Recall that we say the polar coordinates
of a point 𝑝 are the ordered pair 𝑟, 𝜃 if 𝜃 is the angle between the polar axis and the
line 𝑜𝑝 and 𝑟 is the distance from 𝑜 to 𝑝. Remember that the letter 𝑜 denotes the
origin. By convention, the angle 𝜃 is measured
in the counterclockwise direction from the polar axis if it is positive and in the clockwise
direction if it is negative.
Let’s plot the point 𝐸 using its polar
coordinates. The point 𝐸 lies 80 degrees in the
counterclockwise direction from the polar axis, at a distance of two units from the
origin. We want to find which of the points 𝐹,
𝐺, 𝐻, or 𝐼 given to us in the question is coincident with point 𝐸. Recall that two points are called
coincident if they are actually the same point, but just written in different ways.
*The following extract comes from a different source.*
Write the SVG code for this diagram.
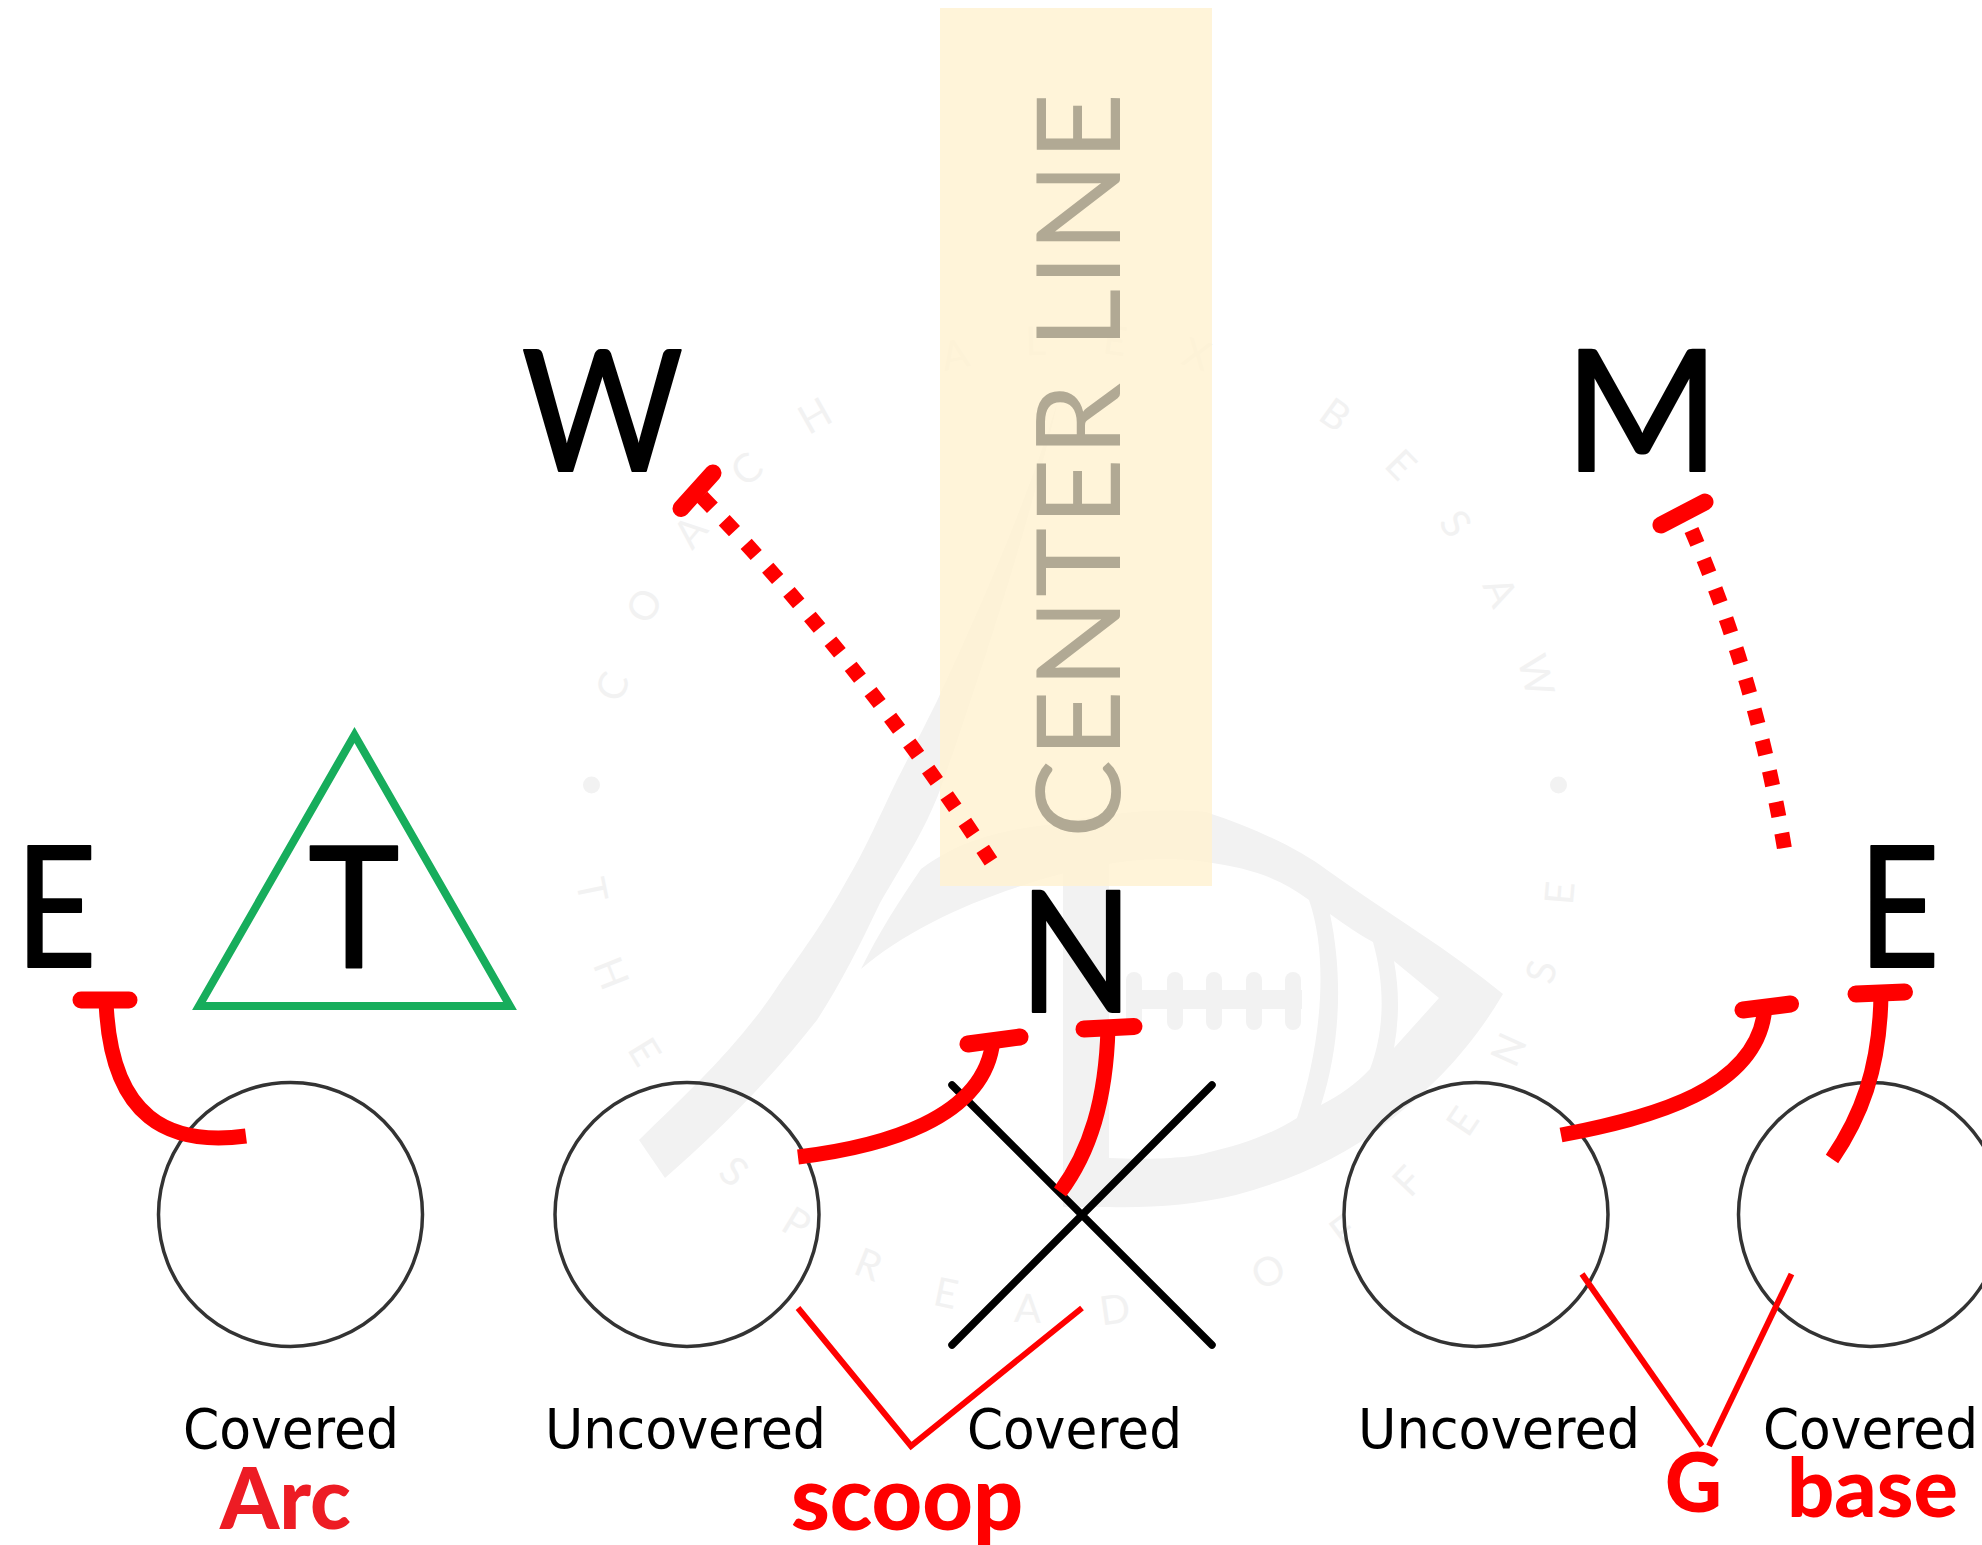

Therefore, since a complete rotation is
given by 360 degrees, the point 𝐸, represented by the polar coordinates two, 80 degrees, is
coincident with all points from the form 𝑟, 𝜃. Where 𝑟 is equal to two and 𝜃 is equal
to 80 plus any integer multiple of 360. If we let 𝑛 equal one, then the point
𝐸: two, 80 degrees is coincident with the point two, 80 plus 360 degrees, which simplifies
to two, 440 degrees. This corresponds to the point 𝐺 given to
us in the question. So it seems like the point 𝐺: two, 440
degrees is our final answer.
Let’s confirm that the remaining points
𝐹, 𝐻, and 𝐼 are not coincident with the point 𝐸. Let’s have a look at the point 𝐼: four,
160 degrees. It is clear that the point 𝐼 is not
coincident with the point 𝐸 as the distance of 𝐼 from the origin is four, which is not
equal to two, the distance of 𝐸 from the origin.
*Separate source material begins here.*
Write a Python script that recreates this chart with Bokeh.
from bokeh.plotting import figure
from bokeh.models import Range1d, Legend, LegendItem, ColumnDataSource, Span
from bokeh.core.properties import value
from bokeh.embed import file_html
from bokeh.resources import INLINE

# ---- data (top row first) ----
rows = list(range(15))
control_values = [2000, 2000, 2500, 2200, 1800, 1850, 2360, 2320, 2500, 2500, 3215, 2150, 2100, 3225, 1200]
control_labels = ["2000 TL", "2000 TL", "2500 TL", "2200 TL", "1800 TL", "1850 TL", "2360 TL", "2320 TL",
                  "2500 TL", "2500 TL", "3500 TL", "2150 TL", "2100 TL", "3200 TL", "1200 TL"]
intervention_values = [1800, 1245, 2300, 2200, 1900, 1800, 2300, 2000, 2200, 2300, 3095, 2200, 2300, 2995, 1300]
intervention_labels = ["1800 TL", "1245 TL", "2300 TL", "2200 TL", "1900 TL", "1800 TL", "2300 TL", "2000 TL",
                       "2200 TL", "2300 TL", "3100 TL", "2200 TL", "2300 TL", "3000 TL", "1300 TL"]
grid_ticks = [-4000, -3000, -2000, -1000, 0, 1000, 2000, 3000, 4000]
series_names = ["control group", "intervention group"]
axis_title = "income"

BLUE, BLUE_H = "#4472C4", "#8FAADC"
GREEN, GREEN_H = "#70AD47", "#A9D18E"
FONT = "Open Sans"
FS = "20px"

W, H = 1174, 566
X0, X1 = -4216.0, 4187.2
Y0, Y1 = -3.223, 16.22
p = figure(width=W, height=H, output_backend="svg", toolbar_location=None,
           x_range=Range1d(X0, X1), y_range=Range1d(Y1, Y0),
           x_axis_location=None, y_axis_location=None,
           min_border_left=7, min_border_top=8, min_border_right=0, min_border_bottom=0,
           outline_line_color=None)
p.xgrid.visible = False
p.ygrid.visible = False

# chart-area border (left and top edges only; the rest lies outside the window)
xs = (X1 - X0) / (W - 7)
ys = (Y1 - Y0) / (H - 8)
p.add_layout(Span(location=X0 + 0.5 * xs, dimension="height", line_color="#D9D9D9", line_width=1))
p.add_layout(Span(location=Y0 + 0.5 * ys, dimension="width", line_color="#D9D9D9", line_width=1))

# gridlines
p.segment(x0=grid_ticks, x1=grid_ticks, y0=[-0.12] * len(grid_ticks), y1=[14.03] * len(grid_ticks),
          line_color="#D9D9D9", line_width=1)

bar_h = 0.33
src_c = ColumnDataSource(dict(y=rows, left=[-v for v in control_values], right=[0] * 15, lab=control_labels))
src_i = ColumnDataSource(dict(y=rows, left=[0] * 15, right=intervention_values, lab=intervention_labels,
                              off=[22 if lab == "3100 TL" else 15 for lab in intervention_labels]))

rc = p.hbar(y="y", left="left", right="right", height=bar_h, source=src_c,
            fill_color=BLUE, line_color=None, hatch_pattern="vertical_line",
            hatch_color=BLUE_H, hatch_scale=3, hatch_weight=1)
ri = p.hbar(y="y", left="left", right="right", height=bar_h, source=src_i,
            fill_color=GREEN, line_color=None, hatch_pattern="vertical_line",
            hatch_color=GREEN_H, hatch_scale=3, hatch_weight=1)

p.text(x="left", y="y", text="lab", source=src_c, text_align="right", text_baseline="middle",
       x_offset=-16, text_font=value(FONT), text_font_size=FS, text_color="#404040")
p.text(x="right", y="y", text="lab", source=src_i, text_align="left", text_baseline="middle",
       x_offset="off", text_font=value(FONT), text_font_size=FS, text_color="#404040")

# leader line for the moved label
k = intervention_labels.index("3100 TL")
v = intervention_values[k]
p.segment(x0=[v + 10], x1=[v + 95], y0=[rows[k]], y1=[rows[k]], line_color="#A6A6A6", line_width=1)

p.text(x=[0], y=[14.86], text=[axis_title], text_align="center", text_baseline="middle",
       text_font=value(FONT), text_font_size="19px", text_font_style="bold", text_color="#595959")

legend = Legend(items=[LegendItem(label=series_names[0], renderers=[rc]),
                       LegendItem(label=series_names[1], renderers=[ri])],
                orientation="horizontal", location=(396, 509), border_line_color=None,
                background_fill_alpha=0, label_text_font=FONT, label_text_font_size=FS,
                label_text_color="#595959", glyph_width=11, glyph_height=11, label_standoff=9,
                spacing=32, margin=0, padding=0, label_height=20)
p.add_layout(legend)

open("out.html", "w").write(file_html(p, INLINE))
Let’s have a look at the point 𝐹: two,
380 degrees. We have that 380 is equal to 360 plus
20. Hence, measuring 380 degrees in the
counterclockwise direction from the polar axis is the same as measuring 20 degrees in the
counterclockwise direction from the polar axis. The point 𝐹 lies at a distance of two
units from the origin.
It is now clear that even though the
points 𝐸 and 𝐹 lie the same distance away from the origin, they are not coincident. As the angle between the polar axis and
the point 𝐹 is 20 degrees in the counterclockwise direction, which is not equal to 80
degrees, the angle between the polar axis and the point 𝐸 in the counterclockwise
direction.
Finally, let’s have a look at the point
𝐻: two, negative 80 degrees. The point 𝐻 lies 80 degrees in the
clockwise direction from the polar axis, at a distance of two units from the origin. It is now clear that the point 𝐻 is not
coincident with the point 𝐸. As the point 𝐻 lies below the polar axis
at an angle of 80 degrees in the clockwise direction. And the point 𝐸 lies above the polar
axis at an angle of 80 degrees in the counterclockwise direction. So the only option remaining is the point
𝐺: two, 440 degrees. And we have seen previously that the
point 𝐺 is in fact coincident with the point 𝐸.